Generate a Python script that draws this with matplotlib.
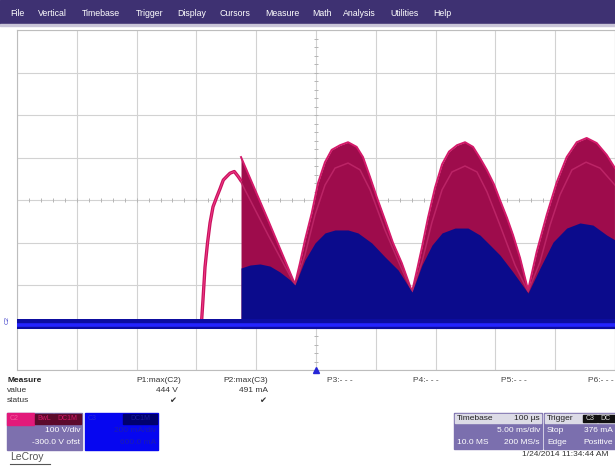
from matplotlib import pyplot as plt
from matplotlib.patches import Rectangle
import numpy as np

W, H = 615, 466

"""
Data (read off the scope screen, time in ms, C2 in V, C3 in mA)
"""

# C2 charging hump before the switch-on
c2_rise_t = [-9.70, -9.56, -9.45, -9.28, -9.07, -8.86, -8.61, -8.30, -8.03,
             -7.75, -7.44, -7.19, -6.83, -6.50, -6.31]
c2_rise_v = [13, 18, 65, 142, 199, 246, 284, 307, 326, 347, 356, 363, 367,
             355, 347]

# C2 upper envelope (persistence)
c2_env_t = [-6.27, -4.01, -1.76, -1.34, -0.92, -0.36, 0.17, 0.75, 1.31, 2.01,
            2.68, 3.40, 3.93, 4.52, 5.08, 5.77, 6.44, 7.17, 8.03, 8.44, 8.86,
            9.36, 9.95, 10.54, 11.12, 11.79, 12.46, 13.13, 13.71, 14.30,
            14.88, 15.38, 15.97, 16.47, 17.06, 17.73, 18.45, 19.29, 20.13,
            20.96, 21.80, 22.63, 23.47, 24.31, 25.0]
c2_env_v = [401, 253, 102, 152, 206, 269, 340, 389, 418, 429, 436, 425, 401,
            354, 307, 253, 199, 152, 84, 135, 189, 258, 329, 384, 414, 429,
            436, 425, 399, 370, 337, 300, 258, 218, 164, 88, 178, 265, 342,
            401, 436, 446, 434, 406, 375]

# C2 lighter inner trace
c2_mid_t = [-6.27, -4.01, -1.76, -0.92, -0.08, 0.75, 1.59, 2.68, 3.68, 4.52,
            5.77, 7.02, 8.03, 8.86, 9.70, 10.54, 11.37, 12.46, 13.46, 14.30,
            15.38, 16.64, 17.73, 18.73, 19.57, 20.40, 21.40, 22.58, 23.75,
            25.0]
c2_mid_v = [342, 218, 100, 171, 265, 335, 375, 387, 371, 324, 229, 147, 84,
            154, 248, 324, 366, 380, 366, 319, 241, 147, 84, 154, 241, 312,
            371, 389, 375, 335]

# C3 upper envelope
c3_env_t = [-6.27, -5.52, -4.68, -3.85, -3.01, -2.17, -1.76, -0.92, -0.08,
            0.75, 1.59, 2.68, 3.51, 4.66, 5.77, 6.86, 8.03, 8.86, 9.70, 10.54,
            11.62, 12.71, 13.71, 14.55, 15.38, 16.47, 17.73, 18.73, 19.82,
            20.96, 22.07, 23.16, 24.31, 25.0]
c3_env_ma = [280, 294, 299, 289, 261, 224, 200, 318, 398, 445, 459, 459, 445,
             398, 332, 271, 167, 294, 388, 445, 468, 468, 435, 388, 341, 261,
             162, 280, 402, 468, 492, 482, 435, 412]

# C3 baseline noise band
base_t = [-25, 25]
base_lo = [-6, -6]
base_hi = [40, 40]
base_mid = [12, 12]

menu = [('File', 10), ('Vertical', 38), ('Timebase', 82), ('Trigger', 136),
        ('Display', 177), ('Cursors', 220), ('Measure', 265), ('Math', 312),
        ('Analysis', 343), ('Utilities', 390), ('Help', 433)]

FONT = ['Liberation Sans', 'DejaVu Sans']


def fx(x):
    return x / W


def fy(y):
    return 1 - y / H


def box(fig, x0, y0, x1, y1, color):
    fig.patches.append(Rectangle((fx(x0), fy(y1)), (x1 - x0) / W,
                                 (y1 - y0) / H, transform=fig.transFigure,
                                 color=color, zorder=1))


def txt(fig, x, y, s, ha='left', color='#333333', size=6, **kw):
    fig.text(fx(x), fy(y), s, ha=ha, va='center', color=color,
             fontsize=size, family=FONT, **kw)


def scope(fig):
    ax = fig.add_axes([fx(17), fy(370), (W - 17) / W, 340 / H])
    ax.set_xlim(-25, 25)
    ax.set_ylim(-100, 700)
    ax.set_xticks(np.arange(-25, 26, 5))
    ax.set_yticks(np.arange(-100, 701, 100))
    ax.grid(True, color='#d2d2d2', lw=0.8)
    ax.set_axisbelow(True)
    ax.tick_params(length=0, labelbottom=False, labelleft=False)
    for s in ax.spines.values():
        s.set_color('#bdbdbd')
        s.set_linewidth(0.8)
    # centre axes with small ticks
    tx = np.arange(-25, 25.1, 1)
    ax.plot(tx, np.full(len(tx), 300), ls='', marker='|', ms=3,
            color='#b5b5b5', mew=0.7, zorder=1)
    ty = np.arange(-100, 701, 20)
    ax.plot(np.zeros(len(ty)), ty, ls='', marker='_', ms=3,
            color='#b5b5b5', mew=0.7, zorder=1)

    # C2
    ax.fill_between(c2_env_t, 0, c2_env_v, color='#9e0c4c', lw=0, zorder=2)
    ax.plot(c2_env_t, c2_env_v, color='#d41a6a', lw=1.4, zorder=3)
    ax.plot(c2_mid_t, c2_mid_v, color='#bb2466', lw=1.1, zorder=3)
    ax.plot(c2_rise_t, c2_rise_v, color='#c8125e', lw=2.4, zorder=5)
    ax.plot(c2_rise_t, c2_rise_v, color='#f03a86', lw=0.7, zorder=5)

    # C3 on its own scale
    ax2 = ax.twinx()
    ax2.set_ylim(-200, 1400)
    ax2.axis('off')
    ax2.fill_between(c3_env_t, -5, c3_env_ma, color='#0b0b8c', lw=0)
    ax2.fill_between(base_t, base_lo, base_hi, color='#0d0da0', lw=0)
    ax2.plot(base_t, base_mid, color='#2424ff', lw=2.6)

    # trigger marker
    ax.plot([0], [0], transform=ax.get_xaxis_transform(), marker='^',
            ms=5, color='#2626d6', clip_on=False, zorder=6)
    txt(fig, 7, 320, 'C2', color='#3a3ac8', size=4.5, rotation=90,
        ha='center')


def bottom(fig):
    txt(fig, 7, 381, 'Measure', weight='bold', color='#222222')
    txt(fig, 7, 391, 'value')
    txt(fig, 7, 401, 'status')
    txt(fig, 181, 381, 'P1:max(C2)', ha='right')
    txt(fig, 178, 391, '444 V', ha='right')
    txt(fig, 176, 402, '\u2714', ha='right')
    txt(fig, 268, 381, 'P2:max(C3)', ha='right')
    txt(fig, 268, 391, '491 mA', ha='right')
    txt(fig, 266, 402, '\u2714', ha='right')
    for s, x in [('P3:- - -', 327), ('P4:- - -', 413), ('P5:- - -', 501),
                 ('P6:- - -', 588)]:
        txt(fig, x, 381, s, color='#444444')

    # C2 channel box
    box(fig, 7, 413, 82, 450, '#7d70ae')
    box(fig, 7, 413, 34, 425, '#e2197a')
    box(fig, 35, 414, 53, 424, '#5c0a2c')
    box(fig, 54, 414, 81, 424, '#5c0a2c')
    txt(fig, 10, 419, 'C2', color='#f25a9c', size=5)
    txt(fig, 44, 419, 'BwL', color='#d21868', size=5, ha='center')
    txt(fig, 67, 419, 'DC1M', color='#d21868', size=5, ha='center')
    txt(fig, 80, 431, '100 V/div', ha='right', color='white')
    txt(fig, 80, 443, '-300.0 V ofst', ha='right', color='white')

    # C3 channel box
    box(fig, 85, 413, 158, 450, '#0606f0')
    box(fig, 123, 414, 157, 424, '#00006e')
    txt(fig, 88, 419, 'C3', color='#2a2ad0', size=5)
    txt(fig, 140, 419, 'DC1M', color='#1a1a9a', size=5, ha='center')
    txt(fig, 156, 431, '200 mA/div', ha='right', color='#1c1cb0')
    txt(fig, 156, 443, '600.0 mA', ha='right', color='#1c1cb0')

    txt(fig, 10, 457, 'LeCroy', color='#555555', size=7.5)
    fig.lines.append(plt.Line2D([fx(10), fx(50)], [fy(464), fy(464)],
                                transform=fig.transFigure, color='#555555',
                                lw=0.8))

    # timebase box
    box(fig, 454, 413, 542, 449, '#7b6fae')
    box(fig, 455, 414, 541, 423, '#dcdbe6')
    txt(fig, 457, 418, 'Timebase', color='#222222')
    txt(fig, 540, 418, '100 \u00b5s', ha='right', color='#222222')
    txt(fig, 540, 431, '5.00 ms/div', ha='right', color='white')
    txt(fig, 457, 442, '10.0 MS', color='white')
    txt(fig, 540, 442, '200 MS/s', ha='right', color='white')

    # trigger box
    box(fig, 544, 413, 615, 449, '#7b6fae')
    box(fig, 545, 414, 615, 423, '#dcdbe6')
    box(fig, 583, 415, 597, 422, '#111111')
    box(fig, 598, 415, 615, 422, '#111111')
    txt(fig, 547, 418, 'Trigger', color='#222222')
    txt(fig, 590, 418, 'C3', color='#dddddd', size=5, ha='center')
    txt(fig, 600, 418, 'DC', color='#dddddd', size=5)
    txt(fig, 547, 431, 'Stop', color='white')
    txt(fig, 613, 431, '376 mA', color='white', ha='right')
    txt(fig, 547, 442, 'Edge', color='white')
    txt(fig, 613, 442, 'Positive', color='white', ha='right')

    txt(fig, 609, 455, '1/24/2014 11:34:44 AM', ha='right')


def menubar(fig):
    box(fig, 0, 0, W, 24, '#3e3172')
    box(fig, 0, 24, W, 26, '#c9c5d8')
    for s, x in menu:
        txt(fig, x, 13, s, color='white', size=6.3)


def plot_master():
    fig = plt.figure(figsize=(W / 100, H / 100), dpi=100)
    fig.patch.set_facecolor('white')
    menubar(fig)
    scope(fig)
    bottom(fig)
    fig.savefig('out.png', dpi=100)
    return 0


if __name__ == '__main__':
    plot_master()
****************************************
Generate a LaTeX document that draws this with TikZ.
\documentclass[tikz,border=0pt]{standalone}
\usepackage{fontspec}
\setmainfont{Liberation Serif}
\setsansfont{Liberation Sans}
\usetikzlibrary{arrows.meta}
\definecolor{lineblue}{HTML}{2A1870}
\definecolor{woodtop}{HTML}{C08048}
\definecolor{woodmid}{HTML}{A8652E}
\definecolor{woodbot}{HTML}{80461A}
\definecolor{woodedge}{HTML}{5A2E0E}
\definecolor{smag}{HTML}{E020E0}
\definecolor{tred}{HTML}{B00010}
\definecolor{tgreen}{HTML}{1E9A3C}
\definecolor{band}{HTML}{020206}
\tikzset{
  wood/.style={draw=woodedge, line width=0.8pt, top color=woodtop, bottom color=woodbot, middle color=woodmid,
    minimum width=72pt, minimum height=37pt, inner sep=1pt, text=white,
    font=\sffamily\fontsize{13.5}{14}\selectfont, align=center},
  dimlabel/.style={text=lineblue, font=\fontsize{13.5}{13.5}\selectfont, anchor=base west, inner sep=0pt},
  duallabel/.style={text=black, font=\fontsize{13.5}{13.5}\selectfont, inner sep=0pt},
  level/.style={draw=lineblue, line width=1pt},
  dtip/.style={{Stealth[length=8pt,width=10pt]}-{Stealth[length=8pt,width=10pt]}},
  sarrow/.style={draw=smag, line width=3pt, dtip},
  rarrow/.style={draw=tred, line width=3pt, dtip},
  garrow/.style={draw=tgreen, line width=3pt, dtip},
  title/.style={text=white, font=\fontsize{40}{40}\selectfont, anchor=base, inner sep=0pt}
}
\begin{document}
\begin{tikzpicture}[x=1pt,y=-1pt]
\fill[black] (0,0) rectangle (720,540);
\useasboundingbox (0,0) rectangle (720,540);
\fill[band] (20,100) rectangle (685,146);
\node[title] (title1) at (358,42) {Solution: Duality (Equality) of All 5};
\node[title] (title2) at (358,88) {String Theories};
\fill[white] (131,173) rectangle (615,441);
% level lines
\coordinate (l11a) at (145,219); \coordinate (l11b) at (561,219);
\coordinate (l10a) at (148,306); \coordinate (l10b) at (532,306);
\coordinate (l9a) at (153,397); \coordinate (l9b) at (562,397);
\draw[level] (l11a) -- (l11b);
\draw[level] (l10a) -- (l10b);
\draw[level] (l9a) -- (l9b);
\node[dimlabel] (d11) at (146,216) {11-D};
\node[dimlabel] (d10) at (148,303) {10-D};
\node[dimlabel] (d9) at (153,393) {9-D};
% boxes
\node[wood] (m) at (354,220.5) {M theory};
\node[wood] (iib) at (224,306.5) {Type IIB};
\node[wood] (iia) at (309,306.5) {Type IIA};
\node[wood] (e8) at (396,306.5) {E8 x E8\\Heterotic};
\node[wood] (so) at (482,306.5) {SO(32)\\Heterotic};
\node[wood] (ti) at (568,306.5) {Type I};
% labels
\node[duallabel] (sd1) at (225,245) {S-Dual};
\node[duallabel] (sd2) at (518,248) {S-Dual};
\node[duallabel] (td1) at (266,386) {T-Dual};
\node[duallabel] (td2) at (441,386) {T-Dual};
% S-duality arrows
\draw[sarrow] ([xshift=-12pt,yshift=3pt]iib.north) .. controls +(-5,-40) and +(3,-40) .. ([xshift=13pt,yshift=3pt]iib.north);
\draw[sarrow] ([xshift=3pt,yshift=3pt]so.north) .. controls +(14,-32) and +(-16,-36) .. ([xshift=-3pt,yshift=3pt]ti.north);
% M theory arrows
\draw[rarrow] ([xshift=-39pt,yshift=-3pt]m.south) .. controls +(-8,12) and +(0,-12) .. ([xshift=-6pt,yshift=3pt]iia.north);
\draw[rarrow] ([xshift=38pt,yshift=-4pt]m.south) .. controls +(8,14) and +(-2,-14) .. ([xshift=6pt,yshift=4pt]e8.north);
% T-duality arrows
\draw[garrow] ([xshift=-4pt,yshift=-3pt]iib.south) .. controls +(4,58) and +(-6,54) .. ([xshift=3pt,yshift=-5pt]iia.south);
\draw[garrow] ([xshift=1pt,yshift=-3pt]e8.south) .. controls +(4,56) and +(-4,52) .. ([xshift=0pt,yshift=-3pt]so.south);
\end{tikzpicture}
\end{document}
****************************************
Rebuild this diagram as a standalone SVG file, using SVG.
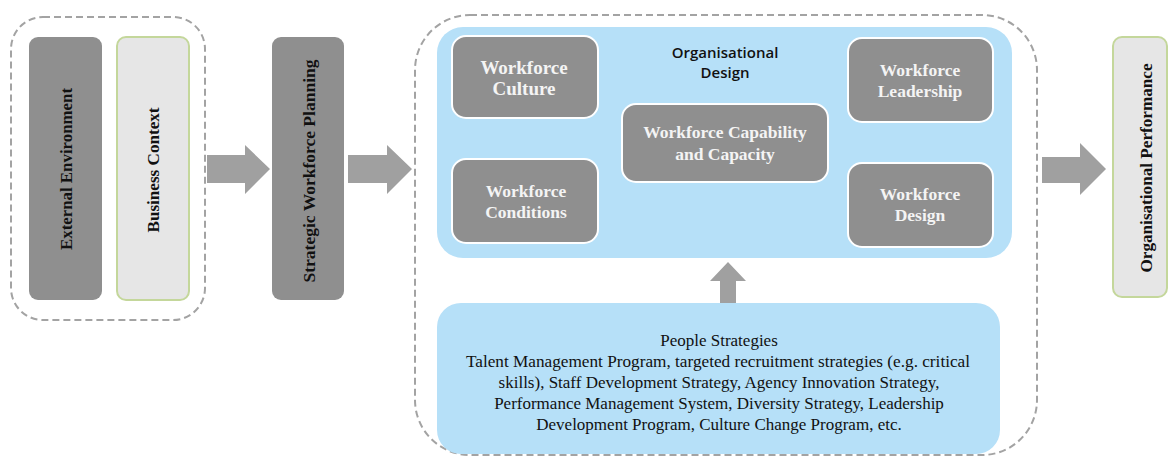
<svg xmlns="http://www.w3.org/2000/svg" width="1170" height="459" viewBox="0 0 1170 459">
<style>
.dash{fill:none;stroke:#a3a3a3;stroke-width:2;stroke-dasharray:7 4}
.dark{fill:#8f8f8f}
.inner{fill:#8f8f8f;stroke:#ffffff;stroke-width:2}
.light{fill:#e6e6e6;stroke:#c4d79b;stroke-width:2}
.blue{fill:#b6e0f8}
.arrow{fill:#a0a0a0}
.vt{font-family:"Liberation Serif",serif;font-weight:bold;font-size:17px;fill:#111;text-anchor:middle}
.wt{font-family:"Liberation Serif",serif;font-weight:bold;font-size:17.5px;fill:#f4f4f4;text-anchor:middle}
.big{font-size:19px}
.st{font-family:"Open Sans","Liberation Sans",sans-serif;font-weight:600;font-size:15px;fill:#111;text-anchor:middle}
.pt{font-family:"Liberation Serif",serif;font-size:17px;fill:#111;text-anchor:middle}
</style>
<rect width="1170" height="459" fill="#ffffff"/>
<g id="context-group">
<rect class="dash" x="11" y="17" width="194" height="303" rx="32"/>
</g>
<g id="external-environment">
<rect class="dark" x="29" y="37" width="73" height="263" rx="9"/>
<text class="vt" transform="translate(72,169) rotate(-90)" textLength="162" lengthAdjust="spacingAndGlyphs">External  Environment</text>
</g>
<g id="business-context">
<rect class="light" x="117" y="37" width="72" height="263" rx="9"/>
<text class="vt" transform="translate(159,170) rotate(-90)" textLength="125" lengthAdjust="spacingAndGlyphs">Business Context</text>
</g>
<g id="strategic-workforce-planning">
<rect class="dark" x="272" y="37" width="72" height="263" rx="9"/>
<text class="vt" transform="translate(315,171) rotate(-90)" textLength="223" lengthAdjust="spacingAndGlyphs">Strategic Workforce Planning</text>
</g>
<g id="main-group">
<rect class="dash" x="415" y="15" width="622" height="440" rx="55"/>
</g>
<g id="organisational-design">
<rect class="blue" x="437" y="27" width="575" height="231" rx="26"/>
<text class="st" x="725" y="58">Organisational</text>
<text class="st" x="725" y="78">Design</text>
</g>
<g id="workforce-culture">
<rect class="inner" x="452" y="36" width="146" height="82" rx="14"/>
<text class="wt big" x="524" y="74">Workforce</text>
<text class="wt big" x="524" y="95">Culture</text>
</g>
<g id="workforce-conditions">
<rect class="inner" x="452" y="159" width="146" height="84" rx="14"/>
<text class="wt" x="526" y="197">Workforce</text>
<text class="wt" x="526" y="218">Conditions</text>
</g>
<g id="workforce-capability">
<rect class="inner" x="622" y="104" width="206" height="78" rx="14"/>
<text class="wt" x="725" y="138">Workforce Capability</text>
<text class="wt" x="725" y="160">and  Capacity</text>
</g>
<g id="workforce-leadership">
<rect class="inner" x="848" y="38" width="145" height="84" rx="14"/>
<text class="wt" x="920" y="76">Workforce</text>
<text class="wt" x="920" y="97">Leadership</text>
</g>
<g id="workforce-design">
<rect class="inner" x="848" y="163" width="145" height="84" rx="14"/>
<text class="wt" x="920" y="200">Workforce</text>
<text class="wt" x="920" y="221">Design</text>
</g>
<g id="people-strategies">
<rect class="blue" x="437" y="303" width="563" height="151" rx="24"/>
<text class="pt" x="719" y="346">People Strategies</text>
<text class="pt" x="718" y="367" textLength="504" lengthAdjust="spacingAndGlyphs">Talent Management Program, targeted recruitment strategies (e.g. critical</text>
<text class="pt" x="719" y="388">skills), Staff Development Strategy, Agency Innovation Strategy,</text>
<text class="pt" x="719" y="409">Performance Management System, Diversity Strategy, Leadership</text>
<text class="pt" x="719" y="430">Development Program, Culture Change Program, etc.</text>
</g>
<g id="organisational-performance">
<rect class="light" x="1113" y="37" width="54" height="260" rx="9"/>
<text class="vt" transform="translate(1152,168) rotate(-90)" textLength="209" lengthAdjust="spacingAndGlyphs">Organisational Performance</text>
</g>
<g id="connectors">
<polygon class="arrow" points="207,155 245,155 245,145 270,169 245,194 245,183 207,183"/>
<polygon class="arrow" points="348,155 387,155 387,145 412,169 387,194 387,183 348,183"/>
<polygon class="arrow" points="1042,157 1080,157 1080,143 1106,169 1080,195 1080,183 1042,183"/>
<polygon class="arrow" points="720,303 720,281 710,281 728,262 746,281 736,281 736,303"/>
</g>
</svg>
****************************************
## WHAT IS BEING ASKED
Return all the lines that contain the string "draws".

## TASK ANSWER
Generate a Python script that draws this with matplotlib.
Generate a LaTeX document that draws this with TikZ.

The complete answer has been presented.